*Miguel Lucena
Um trecho da biografia de Clarice Lispector, escrita por Benjamin Moser, em que relata assédio abusivo do ex-presidente Jânio Quadros sobre a famosa escritora, em 1962, numa residência do Rio de Janeiro, foi classificado como “irresponsabilidade literária” e “infelicidade absoluta” pelo professor universitário, jornalista e escritor Nelson Valente, o maior conhecedor da vida do ex-presidente e político Jânio Quadros, sobre quem escreveu 28 livros.

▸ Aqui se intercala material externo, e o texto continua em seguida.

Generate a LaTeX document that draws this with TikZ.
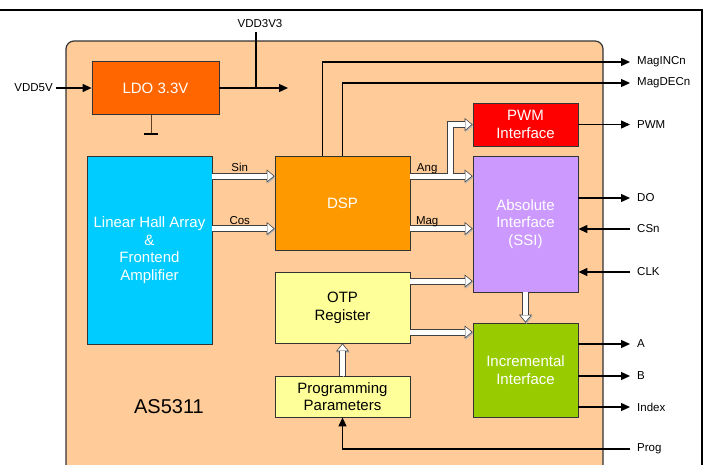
\documentclass[tikz,border=0pt]{standalone}
\usepackage{fontspec}
\setmainfont{Liberation Sans}
\usetikzlibrary{arrows.meta}
\definecolor{cChip}{HTML}{FFCC99}
\definecolor{cLdo}{HTML}{FF6600}
\definecolor{cHall}{HTML}{00CCFF}
\definecolor{cDsp}{HTML}{FF9900}
\definecolor{cOtp}{HTML}{FFFF99}
\definecolor{cPwm}{HTML}{FF0000}
\definecolor{cAbs}{HTML}{CC99FF}
\definecolor{cInc}{HTML}{99CC00}
\tikzset{
	blk/.style 2 args={draw=black!80, line width=0.8pt, minimum width=#1, minimum height=#2, inner sep=0pt, align=center, font=\fontsize{15}{17.7}\selectfont},
	sig/.style={line width=1.3pt, -{Triangle[length=9pt,width=8pt]}},
	fatb/.style={line width=7pt, draw=black!75, -{Triangle[length=8pt,width=13pt,line width=0pt]}, preaction={draw=black!30, transform canvas={xshift=0.8pt,yshift=-1.2pt}}},
	fatw/.style={draw=white, line width=5pt, -{Triangle[length=6pt,width=10pt,line width=0pt]}, shorten >=1.2pt},
	fat/.style={fatb, postaction={fatw}},
	lbl/.style={inner sep=0pt, font=\fontsize{11.5}{13}\selectfont},
	lblup/.style={lbl, anchor=base, yshift=4.5pt},
	outlbl/.style={lbl, anchor=west, xshift=7pt}
}

\begin{document}
\begin{tikzpicture}[x=1pt, y=-1pt]
			%%%%% START %%%%%
			\useasboundingbox (0,0) rectangle (703,464);
			\clip (0,0) rectangle (703,464);
			
			\draw[line width=1.2pt] (0,10) -- (702,10) -- (702,470);
			\draw[line width=1.2pt, draw=black!80, fill=cChip, rounded corners=8pt] (66,41) rectangle (603,500);
			
			%%%%% BLOCKS %%%%%
			\node[blk={127pt}{53pt}, fill=cLdo, text=white] (ldo) at (155.5,88) {LDO 3.3V};
			\node[blk={125pt}{188pt}, fill=cHall, text=white] (hall) at (149.5,250) {Linear Hall Array\\\&\\Frontend\\Amplifier};
			\node[blk={135pt}{94pt}, fill=cDsp, text=white] (dsp) at (342.5,203) {DSP};
			\node[blk={135pt}{71pt}, fill=cOtp] (otp) at (342.5,307.5) {OTP\\Register};
			\node[blk={135pt}{41pt}, fill=cOtp] (prog) at (342.5,396.5) {Programming\\Parameters};
			\node[blk={105pt}{43pt}, fill=cPwm, text=white] (pwm) at (525.5,124.5) {PWM\\Interface};
			\node[blk={105pt}{136pt}, fill=cAbs, text=white] (abs) at (525.5,224) {Absolute\\Interface\\(SSI)};
			\node[blk={105pt}{94pt}, fill=cInc, text=white] (inc) at (525.5,370) {Incremental\\Interface};
			
			\node[font=\fontsize{20}{24}\selectfont] (chip) at (169,407) {AS5311};
			
			%%%%% SUPPLY %%%%%
			\node[lbl, anchor=east] (vddin) at (53,88) {VDD5V};
			\draw[sig, shorten <=3pt] (vddin.east) -- (ldo.west);
			
			\coordinate (vddout) at (288,88);
			\coordinate (vddtap) at (256,88);
			\node[lbl] (vdd3) at (260,24) {VDD3V3};
			\draw[sig] (ldo.east) -- (vddout);
			\draw[line width=1.3pt, shorten >=4pt] (vddtap) -- (vddtap |- vdd3.south);
			
			\coordinate (gnd) at (151,134);
			\draw[line width=1pt, draw=brown!50!black] (ldo.south -| gnd) -- (gnd);
			\draw[line width=2.5pt] ([xshift=-7pt]gnd) -- ([xshift=7pt]gnd);
			
			%%%%% DATA PATHS %%%%%
			\draw[fat] (hall.east |- 0,176) -- node[lblup, pos=0.44] (sinlbl) {Sin} (dsp.west |- 0,176);
			\draw[fat] (hall.east |- 0,228.5) -- node[lblup, pos=0.44] (coslbl) {Cos} (dsp.west |- 0,228.5);
			\draw[fat] (dsp.east |- 0,176) -- node[lblup, pos=0.27] (anglbl) {Ang} (abs.west |- 0,176);
			\draw[fat] (dsp.east |- 0,228.5) -- node[lblup, pos=0.27] (maglbl) {Mag} (abs.west |- 0,228.5);
			
			\coordinate (fork) at (450,176);
			\draw[fatb, shorten <=3.5pt, postaction={fatw, shorten <=2.5pt}] (fork) |- (pwm.west);
			
			\draw[fat] (otp.east |- 0,281) -- (abs.west |- 0,281);
			\draw[fat] (otp.east |- 0,332) -- (inc.west |- 0,332);
			\draw[fat] (abs.south) -- (inc.north);
			\draw[fat] (prog.north) -- (otp.south);
			
			%%%%% PINS %%%%%
			\coordinate (magincout) at (630,62);
			\coordinate (magdecout) at (630,83);
			\draw[sig] ([xshift=-20pt]dsp.north) |- (magincout);
			\draw[sig] (dsp.north) |- (magdecout);
			\node[outlbl] (maginclbl) at (magincout) {MagINCn};
			\node[outlbl] (magdeclbl) at (magdecout) {MagDECn};
			
			\coordinate (pwmout) at (630,124.5);
			\draw[sig] (pwm.east) -- (pwmout);
			\node[outlbl] (pwmlbl) at (pwmout) {PWM};
			
			\coordinate (doout) at (630,198);
			\coordinate (csin) at (630,229);
			\coordinate (clkin) at (630,272);
			\draw[sig] (abs.east |- doout) -- (doout);
			\draw[sig] (csin) -- (abs.east |- csin);
			\draw[sig] (clkin) -- (abs.east |- clkin);
			\node[outlbl] (dolbl) at (doout) {DO};
			\node[outlbl] (cslbl) at (csin) {CSn};
			\node[outlbl] (clklbl) at (clkin) {CLK};
			
			\coordinate (aout) at (630,344);
			\coordinate (bout) at (630,376);
			\coordinate (idxout) at (630,407);
			\draw[sig] (inc.east |- aout) -- (aout);
			\draw[sig] (inc.east |- bout) -- (bout);
			\draw[sig] (inc.east |- idxout) -- (idxout);
			\node[outlbl] (albl) at (aout) {A};
			\node[outlbl] (blbl) at (bout) {B};
			\node[outlbl] (idxlbl) at (idxout) {Index};
			
			\coordinate (progin) at (630,449);
			\draw[sig] (progin) -| (prog.south);
			\node[outlbl] (proglbl) at (progin) {Prog};
			
			%%%%% END %%%%%
\end{tikzpicture}
\end{document}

Na página 361, Moser diz que Jânio, após proferir “interminável discurso na encantadora casa da Sra Barbosa, convidou Clarice a quarto privado, onde se pôs a apalpá-la com tanto ardor que, na luta para afastá-lo, ela rasgou o vestido. Ofegante, Clarice saiu correndo do quarto e disse a Maria Bonomi que precisavam ir embora imediatamente, jogando o xale da amiga nos ombros, para cobrir o vestido rasgado. No caminho para a casa de Maria, uma ofensa final aguardava a aturdida laureada. Dentro de um envelope do prêmio, a recompensa em dinheiro: um total de vinte cruzeiros – por um livro que custava 980”. Em 1962, Jânio Quadros não era mais Presidente da República, mas Jango.
Valente esclarece, provando com a agenda presidencial que me apresentou, que Jânio foi ao Rio somente em julho de 1961, para cerimônia no Museu de Arte Moderna com o presidente argentino Arturo Frondizi Ercoli, chegou atrasado e saiu atrasado, sempre acompanhado de Dona Eloá. Ele não esteve na residência de ninguém e retornou imediatamente a São Paulo, porque não suportava a companhia do então governador do Rio, Carlos Lacerda.
O trecho do livro seria uma cópia de outra história forjada em 1955, o famoso “Caso Diva”, quando Jânio era governador de São Paulo, narrada a seguir pela própria Diva, que em seguida se retrataria:
“No dia 3 de setembro de 1955, por volta das 15h, fui procurar o sr. governador. Após ser introduzida em seu gabinete, para pleitear a readmissão no Departamento de Saúde, fui informada que minha pretensão seria atendida. Nessa oportunidade, notei que o sr. Jânio Quadros, pela maneira de fitar-me, não alimentava boas intenções. Ao mesmo tempo o sr. Jânio Quadros, visivelmente transtornado, se aproximava de mim, abraçando-me, rasgando minha roupa e estava muito ofegante! Diante de minha recusa, o sr. Jânio Quadros, desapontado, conduziu-me a sua mesa, onde teve esta expressão:
- Foi melhor Diva… Foi melhor você ter-me resistido.
Nunca mais fui readmitida em seu Gabinete para que pudesse defender os meus direitos”.
Jânio Quadros, segundo Valente, reiteradas vezes perguntava: - A quem aproveita esse crime?
Diva, após um longo tempo, trazia consigo uma pasta de papéis e passou a lê-los. Era uma retratação por inteira, escrita, assinada, com testemunhas.
Ela dizia que o indivíduo Arnaldo Alves Ferreira incentiva-a a ofender a reputação de Jânio. Diva declarou estar arrependida do que havia feito.
“Assim terminava a mais horrível campanha já presenciada pelo povo paulista, em toda a vida política do Estado”, destaca Nelson Valente.
O professor arremata que Jânio foi muito perseguido porque, ao assumir a Presidência do Brasil, começou a instaurar investigações para acabar esquemas que haviam sido montados por Juscelino Kubistchek na Petrobrás, Companhia Siderúrgica Nacional e companhias estatais, com desfechos que seriam semelhantes aos alcançados hoje pela Operação Lavajato. Por coincidência, a Odebrecht já operava na Petrobras, onde começou a ganhar rios de dinheiro em 1954, um ano após a fundação da estatal, com o contrato para a construção do oleoduto Catu-Candeias, de cerca de 80 km, e que levava o óleo extraído do campo de Catu para a refinaria de Mataripe, na Bahia.
Essa parceira foi fundamental para a expansão e consolidação nacional da empresa. De fato, com o sucesso da obra, formou-se uma espécie de parceria entre a Petrobrás e Odebrecht, que já dura quase 63 anos, incluindo obras como construção e montagem de refinarias, plataformas marítimas, estações de tratamento de águas, laboratórios, instalações de apoio, pontes, canais, barragens, armazéns, casa de força, dragagens, residências, clubes, estradas, edificações, portos e a perfuração de 140 poços no mar.
*Miguel Lucena é Delegado de Polícia do DF, jornalista e escritor.